Completion of the Acquisitions is expected to establish Nomad as a new global, diversified precious metals royalty company run by a highly-qualified leadership team consisting of Vincent Metcalfe as Chief Executive Officer and Joseph de la Plante as Chief Investment Officer. Both executives have extensive experience and a strong network of relationships within the mining sector. With the support of Orion and Yamana as strategic shareholders, Nomad expects to pursue an acquisition-driven growth platform to scale up, diversify, and achieve a valuation multiple consistent with the royalty space.

Completion of the Sale Transaction

Completion of the Sale Transaction is expected to occur during the second quarter of 2020 and is subject to standard closing conditions, including approval of the TSX Venture Exchange. Nomad expects to seek approval from the Toronto Stock Exchange to graduate from the TSX Venture Exchange and list its common shares on the TSX.

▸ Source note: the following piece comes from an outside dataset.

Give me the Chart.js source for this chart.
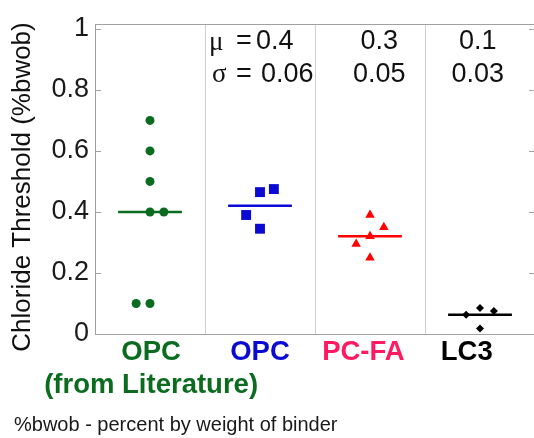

Upon closing of the Sale Transaction, Yamana will be entitled to maintain its percentage ownership of the issued and outstanding common shares of Nomad and have representation on Nomad’s Board of Directors. These entitlements will remain in place so long as Yamana’s share ownership of Nomad remains at or above 10% of the issued and outstanding common shares.

Counsel and Advisors

Yamana has engaged Cassels Brock & Blackwell LLP as its legal advisors. RBC Capital Markets acted as financial advisor to Yamana.

About Guerrero Ventures
Guerrero is a publicly listed company with a focus on acquiring mineral assets that will provide the opportunity to enhance shareholder value.

About Yamana
Yamana Gold Inc. is a Canadian-based precious metals producer with significant gold and silver production, development stage properties, exploration properties, and land positions throughout the Americas, including Canada, Brazil, Chile and Argentina. Yamana plans to continue to build on this base through expansion and optimization initiatives at existing operating mines, development of new mines, the advancement of its exploration properties and, at times, by targeting other consolidation opportunities with a primary focus in the Americas.